That is the kind of statement BaZi can make, and the kind of statement sun-sign astrology, by design, cannot.

Why Western Apps Rarely Cover BaZi

If BaZi is so useful, why is it not in every astrology app?

Three reasons, in order of importance.

It is hard to productize. Sun-sign astrology lets an app generate content for one of twelve buckets, regardless of who you are within that bucket. BaZi requires actual calculation: parsing your birth date and time into the lunar-solar Chinese calendar, deriving the four pillars correctly, identifying the Day Master, evaluating chart strength, deriving favorable elements, and then interpreting all of that in combination. The pipeline is more complex than most astrology apps were built to support.

The interpretive tradition is in Chinese. Authoritative BaZi material — books, lineage teachings, classical texts — is concentrated in Chinese-language sources. Translating it accurately requires both linguistic and domain expertise, and the supply of people with both is limited. AI-generated English content fills the gap badly: a lot of online BaZi content is shallow because the deeper material was not in the training data in any usable form.

The market chose the easier path. Western tropical astrology, with AI-rewritten daily copy, is familiar, scalable, and easy to market. Most apps optimized for that. The result is that an entire 1,000-year-old framework, used by hundreds of millions of people, is missing from a market that calls itself global.

The broader pattern of how Western astrology apps treat non-Western traditions is worth its own piece. The short version: it is mostly absence, not active dismissal.

How The Whisper Integrates BaZi

The Whisper uses BaZi as one of its core systems — not as a side feature, and not as an aesthetic gesture toward the East. When you enter your birth date, The Whisper calculates your full Four Pillars structure, identifies your Day Master, evaluates the chart for elemental balance, and synthesizes that information alongside whatever other systems you have active.

What this looks like in practice: a Yin Fire Day Master with strong Wood support and a current Water-heavy luck pillar gets a different daily reading than a Yang Metal Day Master in the same week.
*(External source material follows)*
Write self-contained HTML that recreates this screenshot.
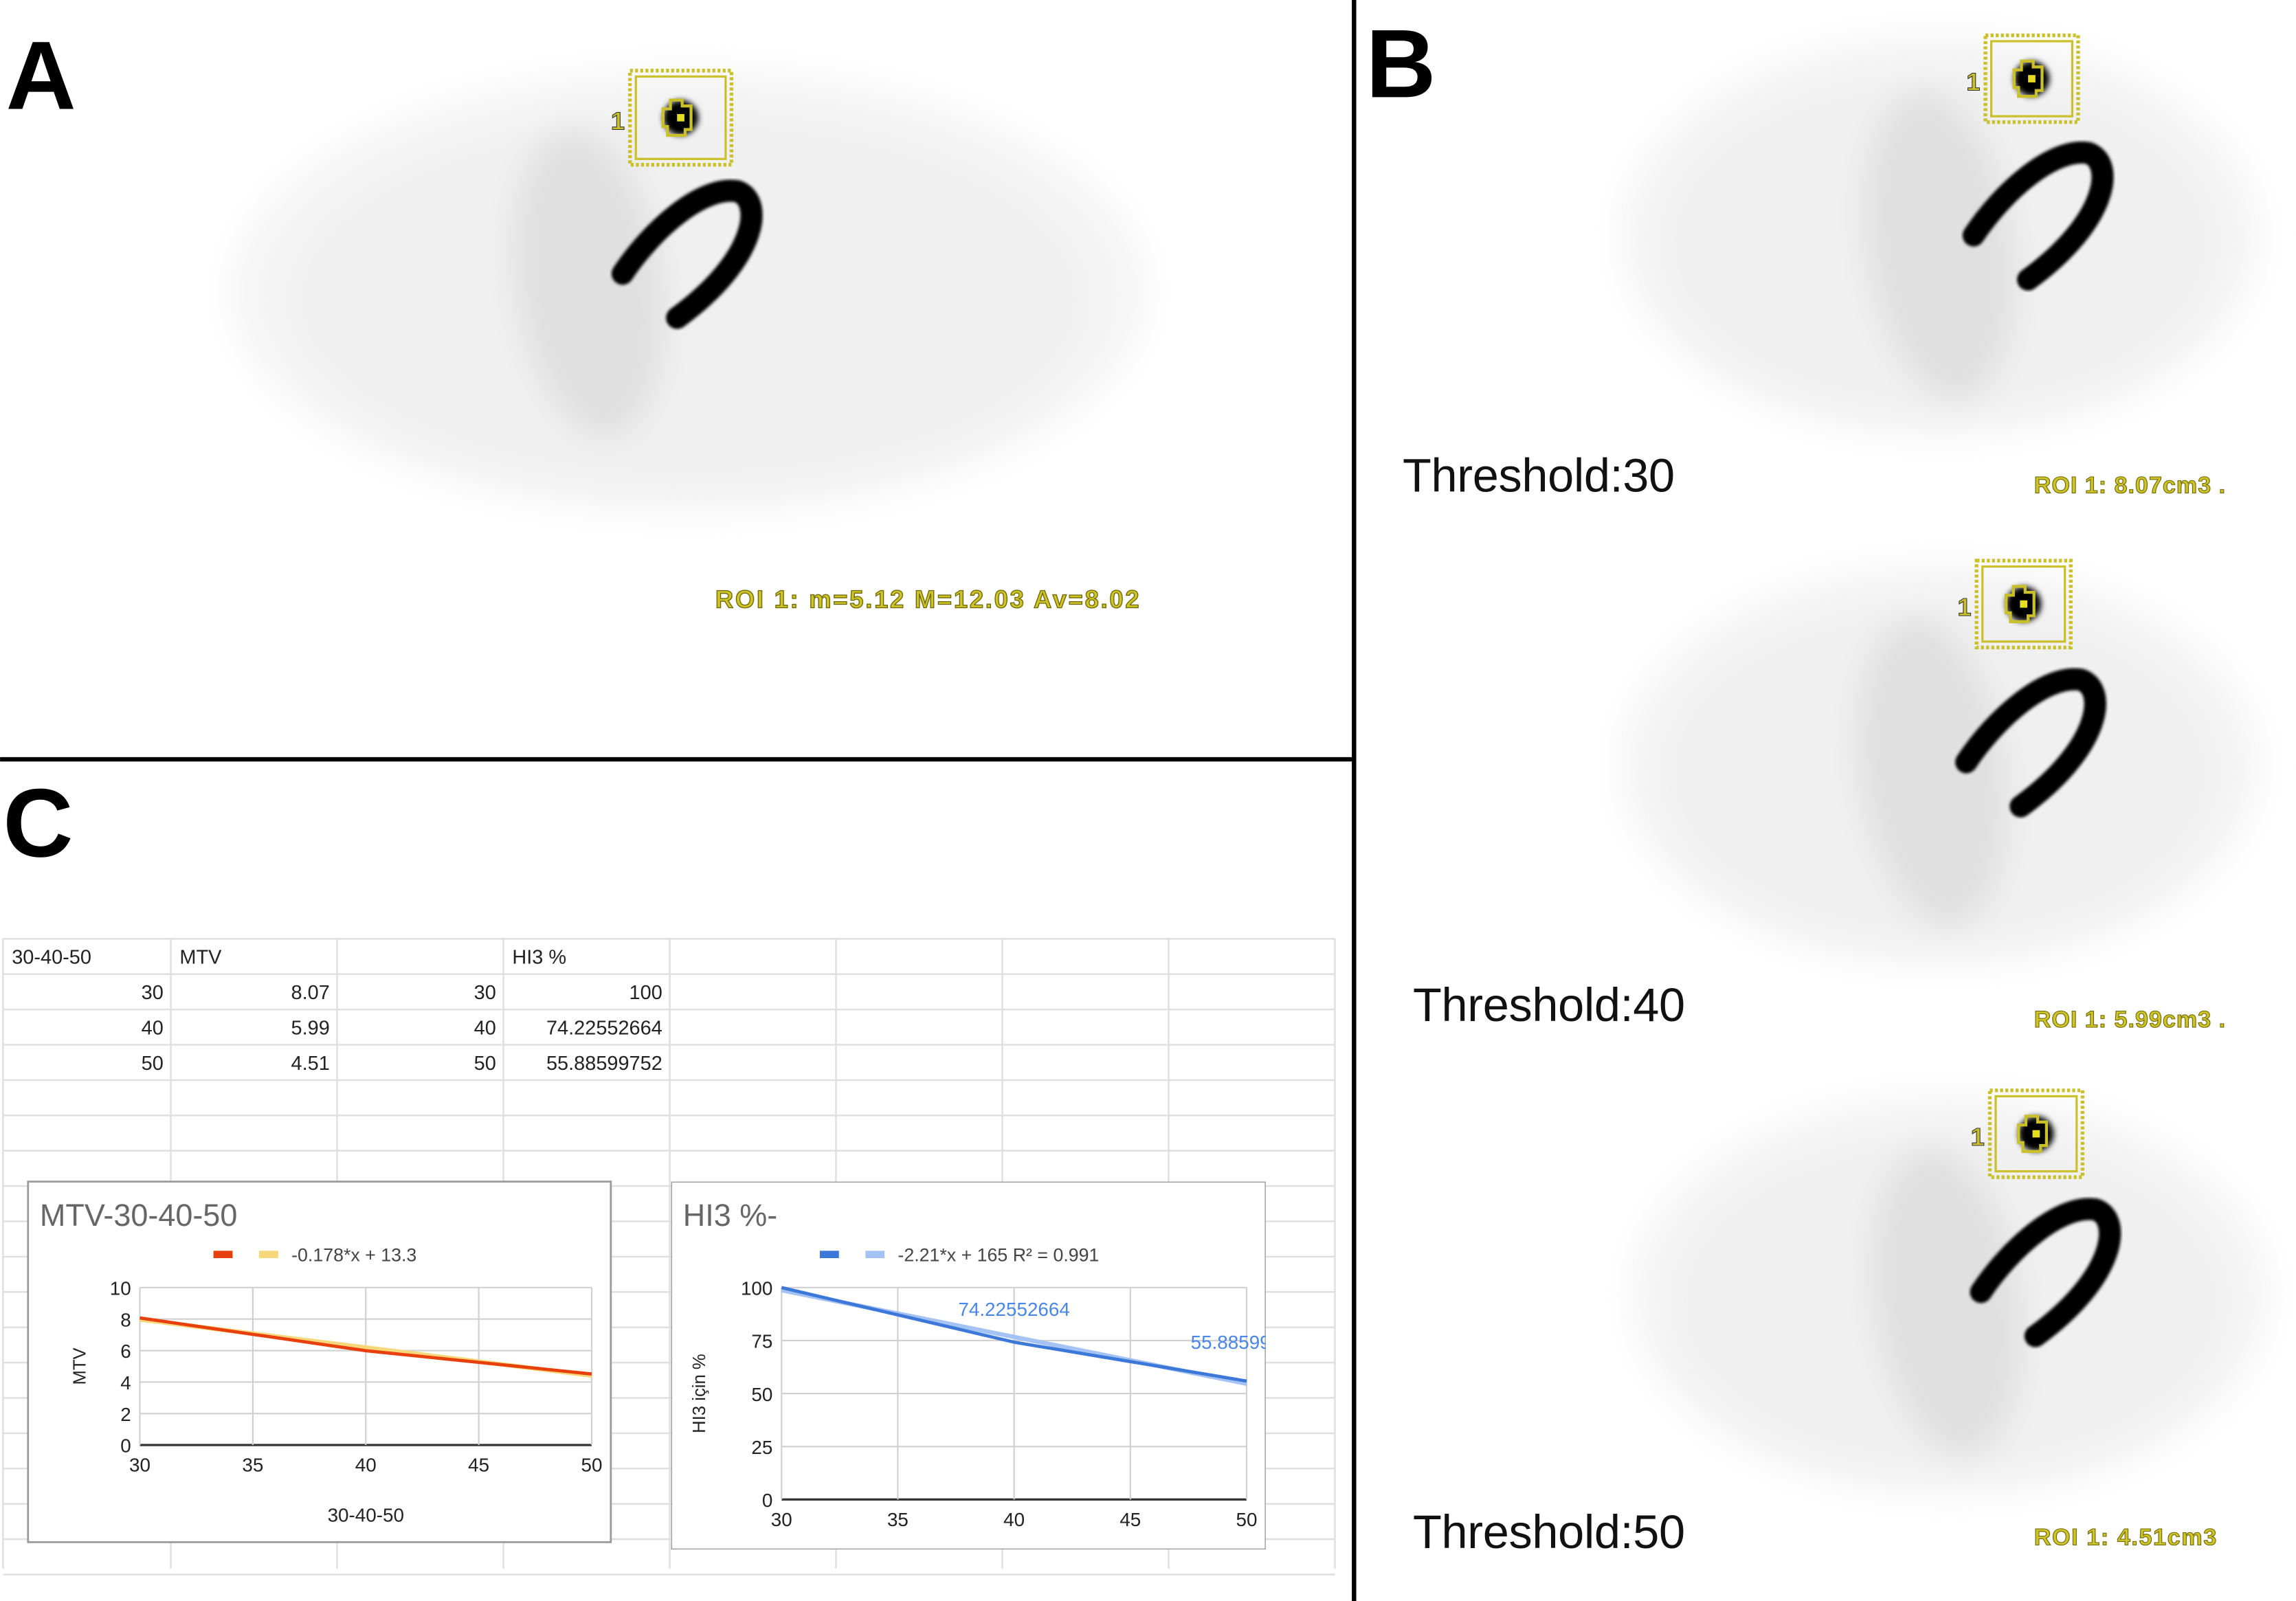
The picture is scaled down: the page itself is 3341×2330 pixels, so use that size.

A user who has both BaZi and Nine Star Ki active gets a synthesis that takes both systems into account — for example, when their BaZi favorable element for the year aligns with their Nine Star Ki’s current annual star, the reading flags the convergence specifically, instead of reporting them as two unrelated facts.

This kind of cross-system synthesis is the reason The Whisper exists. Most apps either ignore BaZi or treat it as a standalone feature. The Whisper treats it as one voice in a larger reading, where the other voices — Nine Star Ki, Vedic, I Ching, and others depending on your tier — fill in the dimensions BaZi alone cannot cover.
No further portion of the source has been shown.